Your task - Identify every line containing the word "this" and reproduce each one.

Given data -
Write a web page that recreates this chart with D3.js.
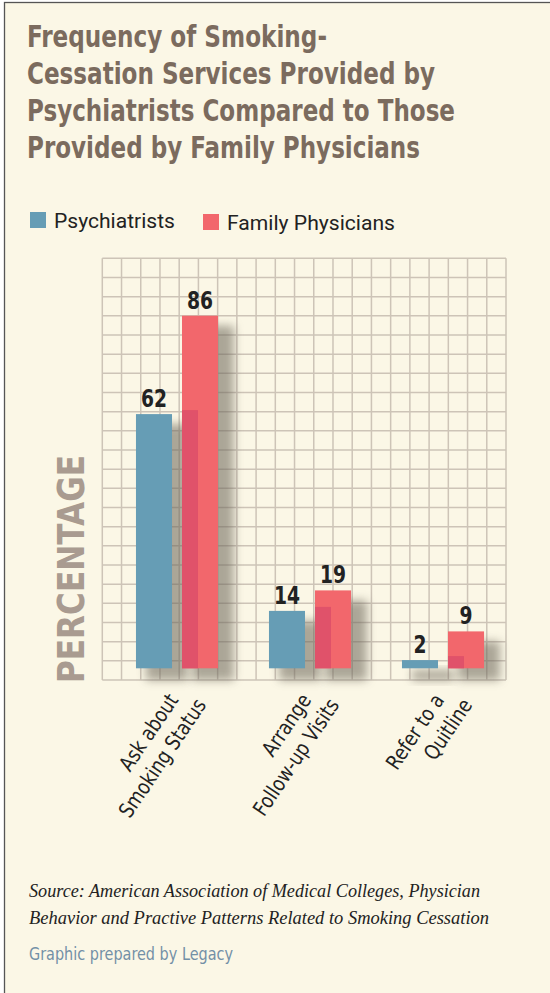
<!DOCTYPE html>
<html>
<head>
<meta charset="utf-8">
<script src="https://cdn.jsdelivr.net/npm/d3@7"></script>
<style>
  html, body { margin: 0; padding: 0; background: #ffffff; }
  svg { display: block; }
</style>
</head>
<body>
<svg id="chart" width="550" height="993"></svg>
<script>
// ---- data ----
const titleLines = ["Frequency of Smoking-", "Cessation Services Provided by", "Psychiatrists Compared to Those", "Provided by Family Physicians"];
const categoryLines = [["Ask about", "Smoking Status"], ["Arrange", "Follow-up Visits"], ["Refer to a", "Quitline"]];
const categories = categoryLines.map(l => l.join(" "));
const seriesNames = ["Psychiatrists", "Family Physicians"];
const psychiatrists = [62, 14, 2];
const familyPhysicians = [86, 19, 9];
const yLabel = "PERCENTAGE";
const sourceLines = ["Source: American Association of Medical Colleges, Physician", "Behavior and Practive Patterns Related to Smoking Cessation"];
const credit = "Graphic prepared by Legacy";

const colors = { "Psychiatrists": "#669db5", "Family Physicians": "#f2676c" };

const svg = d3.select("#chart");
const defs = svg.append("defs");
defs.append("filter").attr("id", "blur").attr("x", "-50%").attr("y", "-50%").attr("width", "200%").attr("height", "200%")
  .append("feGaussianBlur").attr("stdDeviation", 5);

// panel
svg.append("rect").attr("x", 4.5).attr("y", 2.5).attr("width", 560).attr("height", 1000)
  .attr("fill", "#fbf7e6").attr("stroke", "#555").attr("stroke-width", 1.3);

const condensed = "'Liberation Sans Narrow', 'DejaVu Sans Condensed', sans-serif";

// title
const titleWidths = [300, 408, 428, 393];
svg.append("g").selectAll("text").data(titleLines).join("text")
  .attr("x", 27).attr("y", (d, i) => 47 + i * 37)
  .attr("font-family", condensed)
  .attr("font-weight", "bold").attr("font-size", 30).attr("fill", "#7b6b5e")
  .attr("textLength", (d, i) => titleWidths[i]).attr("lengthAdjust", "spacingAndGlyphs")
  .text(d => d);

// legend
const legendX = [30, 203];
const legendW = [121, 168];
const lg = svg.append("g").selectAll("g").data(seriesNames).join("g")
  .attr("transform", (d, i) => `translate(${legendX[i]},${i === 0 ? 212 : 214})`);
lg.append("rect").attr("width", 16).attr("height", 16).attr("fill", d => colors[d]);
lg.append("text").attr("x", 24).attr("y", 15.5)
  .attr("font-family", "Roboto, 'Liberation Sans', sans-serif").attr("font-size", 21).attr("fill", "#222")
  .attr("textLength", (d, i) => legendW[i]).attr("lengthAdjust", "spacingAndGlyphs")
  .text(d => d);

// scales
const gridLeft = 102.3, gridRight = 506, gridTop = 258.3, gridBottom = 680;
const baseline = 668.3;
const y = d3.scaleLinear().domain([0, 100]).range([baseline, gridTop]);
const x0 = d3.scaleBand().domain(categories).range([110.5, 509.5]).paddingInner(0.383).paddingOuter(0.1915);
const x1 = d3.scaleBand().domain(seriesNames).range([0, x0.bandwidth()]).paddingInner(0.217).paddingOuter(0);

// grid
const grid = svg.append("g").attr("stroke", "#cdc4b7").attr("stroke-width", 1.5);
const cols = 21, rows = 22;
d3.range(cols + 1).forEach(i => {
  const xx = gridLeft + i * (gridRight - gridLeft) / cols;
  grid.append("line").attr("x1", xx).attr("x2", xx).attr("y1", gridTop).attr("y2", gridBottom);
});
d3.range(rows + 1).forEach(i => {
  const yy = gridTop + i * (gridBottom - gridTop) / rows;
  grid.append("line").attr("x1", gridLeft).attr("x2", gridRight).attr("y1", yy).attr("y2", yy);
});

// data rows
const rowsData = categories.map((c, i) => ({
  cat: c,
  values: [{ s: seriesNames[0], v: psychiatrists[i] }, { s: seriesNames[1], v: familyPhysicians[i] }]
}));

const groups = svg.append("g").selectAll("g").data(rowsData).join("g")
  .attr("transform", d => `translate(${x0(d.cat)},0)`);

// shadows
groups.selectAll("rect.shadow").data(d => d.values).join("rect").attr("class", "shadow")
  .attr("x", d => x1(d.s) + 10).attr("y", d => y(d.v) + 10)
  .attr("width", x1.bandwidth() + 6).attr("height", d => baseline - y(d.v) + 2)
  .attr("fill", "#6b6558").attr("opacity", 0.55).attr("filter", "url(#blur)");

// bars
groups.selectAll("rect.bar").data(d => d.values).join("rect").attr("class", "bar")
  .attr("x", d => x1(d.s)).attr("y", d => y(d.v))
  .attr("width", x1.bandwidth()).attr("height", d => baseline - y(d.v))
  .attr("fill", d => colors[d.s]);

// cast shadow of psychiatrist bar onto family bar
groups.append("rect")
  .attr("x", x1(seriesNames[1]))
  .attr("y", d => y(d.values[0].v) - 4)
  .attr("width", 16)
  .attr("height", d => baseline - y(d.values[0].v) + 4)
  .attr("fill", "#e0526a");

// value labels
groups.selectAll("text.val").data(d => d.values).join("text").attr("class", "val")
  .attr("x", d => x1(d.s) + x1.bandwidth() / 2).attr("y", d => y(d.v) - 7)
  .attr("text-anchor", "middle")
  .attr("font-family", condensed)
  .attr("font-weight", "bold").attr("font-size", 24).attr("fill", "#222")
  .attr("textLength", d => String(d.v).length * 13).attr("lengthAdjust", "spacingAndGlyphs")
  .text(d => d.v);

// category labels
const cl = svg.append("g").selectAll("g").data(categoryLines).join("g")
  .attr("transform", (d, i) => `translate(${x0(categories[i]) + x0.bandwidth() / 2 + 2},700) rotate(-56)`);
cl.selectAll("text").data(d => d).join("text")
  .attr("x", (d, i) => i * 11.5).attr("y", (d, i) => i * 26)
  .attr("text-anchor", "end")
  .attr("font-family", condensed)
  .attr("font-size", 21).attr("fill", "#222")
  .text(d => d)
  .each(function () {
    const len = this.getComputedTextLength();
    d3.select(this).attr("textLength", len * 0.93).attr("lengthAdjust", "spacingAndGlyphs");
  });

// y label
svg.append("text")
  .attr("transform", "translate(84,683) rotate(-90)")
  .attr("font-family", "'DejaVu Sans', 'Liberation Sans', sans-serif")
  .attr("font-weight", "bold").attr("font-size", 38).attr("fill", "#a99b90")
  .attr("textLength", 228).attr("lengthAdjust", "spacingAndGlyphs")
  .text(yLabel);

// source
const srcW = [451, 460];
svg.append("g").selectAll("text").data(sourceLines).join("text")
  .attr("x", 29).attr("y", (d, i) => 897 + i * 27)
  .attr("font-family", "'Liberation Serif', 'DejaVu Serif', serif")
  .attr("font-style", "italic").attr("font-size", 19).attr("fill", "#222")
  .attr("textLength", (d, i) => srcW[i]).attr("lengthAdjust", "spacingAndGlyphs")
  .text(d => d);

svg.append("text").attr("x", 29).attr("y", 960)
  .attr("font-family", "'DejaVu Sans', 'Open Sans', sans-serif").attr("font-size", 17).attr("fill", "#7390a6")
  .attr("textLength", 204).attr("lengthAdjust", "spacingAndGlyphs")
  .text(credit);
</script>
</body>
</html>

Full solution -
Write a web page that recreates this chart with D3.js.
    const len = this.getComputedTextLength();
    d3.select(this).attr("textLength", len * 0.93).attr("lengthAdjust", "spacingAndGlyphs");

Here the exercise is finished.